Abstract
Despite the relocation, pressures that usually restrict time available for leisure activities, football fandom is one distraction new immigrants continue to enjoy after moving to a new country. In this paper, I explore my own connection to the Western Sydney Wanderers Football Club (WSWFC), a relationship that helped me integrate into a new society after what had been a challenging migration experience. I use an autoethnographic approach and a theoretical background that characterises football fandom as a metaphysical experience of the ordinary people. The story of my involvement with the WSWFC and its fans shows how football fandom can be an effective tool for new immigrants, assisting with socialisation and integration into the new society.
Acknowledgements
This research was funded by the 2013 School of Education (UWS) small research grants scheme.
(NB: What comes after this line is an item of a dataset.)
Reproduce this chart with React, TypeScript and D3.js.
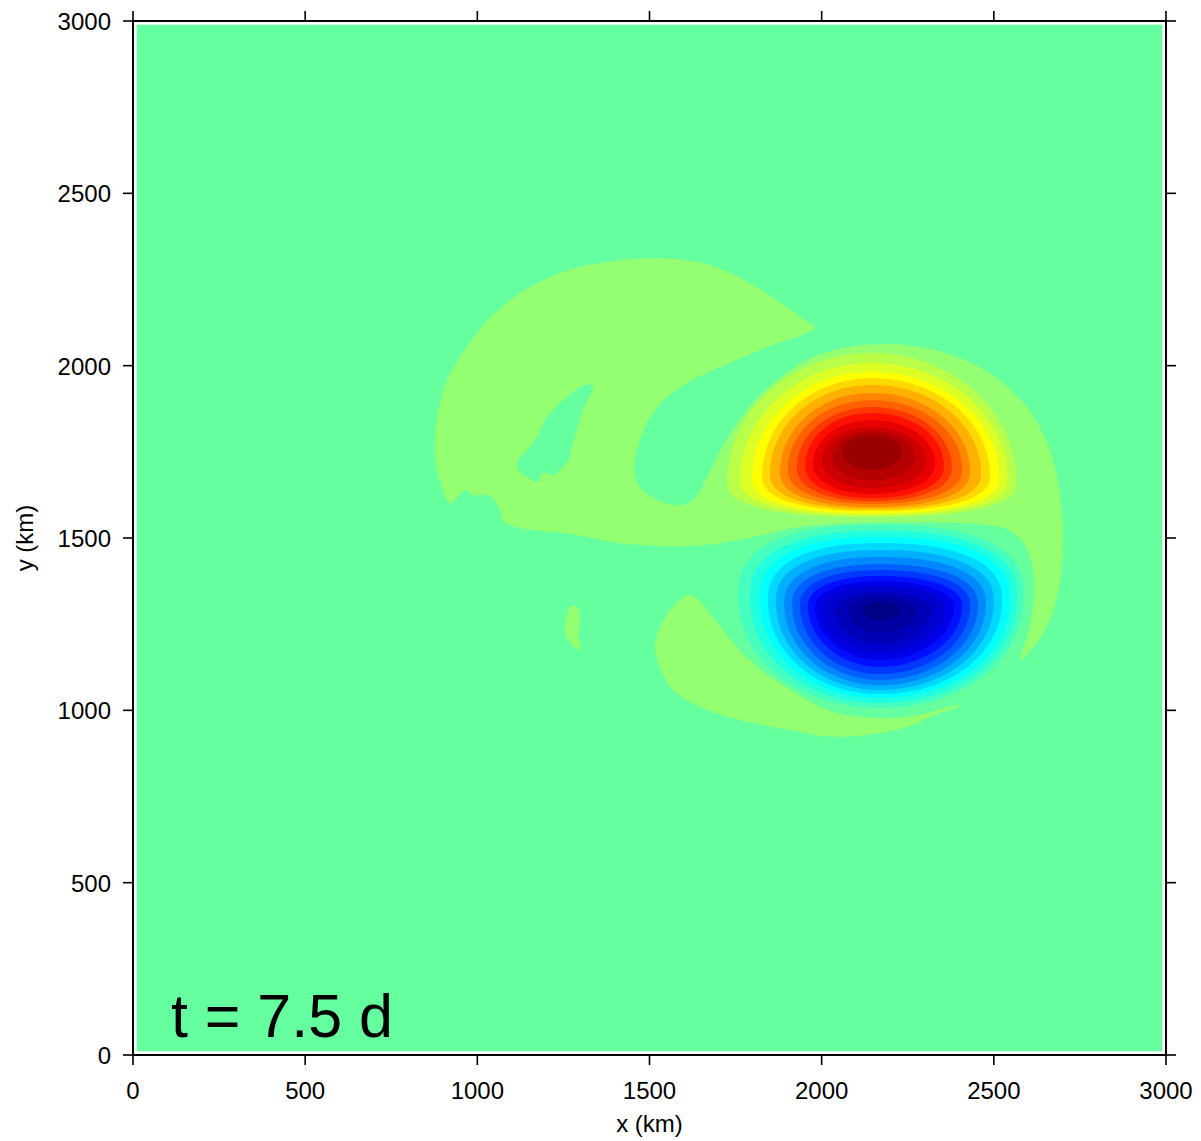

I would like to acknowledge Professors Wayne Sawyer and Margaret Vickers for their support to my research; Dr Constance Ellwood for her thorough language editing; and Ms Catherine Myson-Föhner for her careful proofreading of this article.
Notes
1. A Call to Arms is one of the Wanderers fans’ chants. The words include ‘When you were born you made my life so wonderful, I can’t say no, the feeling was magical’; they sing over Supertramp’s ‘The Logical Song’ melody.
2. In the second part of this chant, the fans sing: ‘you inked your name on to my heart right from the start (…).
3. And it finishes by chanting: ‘A Call to Arms, stand together and fight as one’.
4. ‘We unite as one’ is the title of one of the most performed Wanderers’ fans’ chant. It claims that ‘we’ (the supporters) came so far because ‘we are united as one’.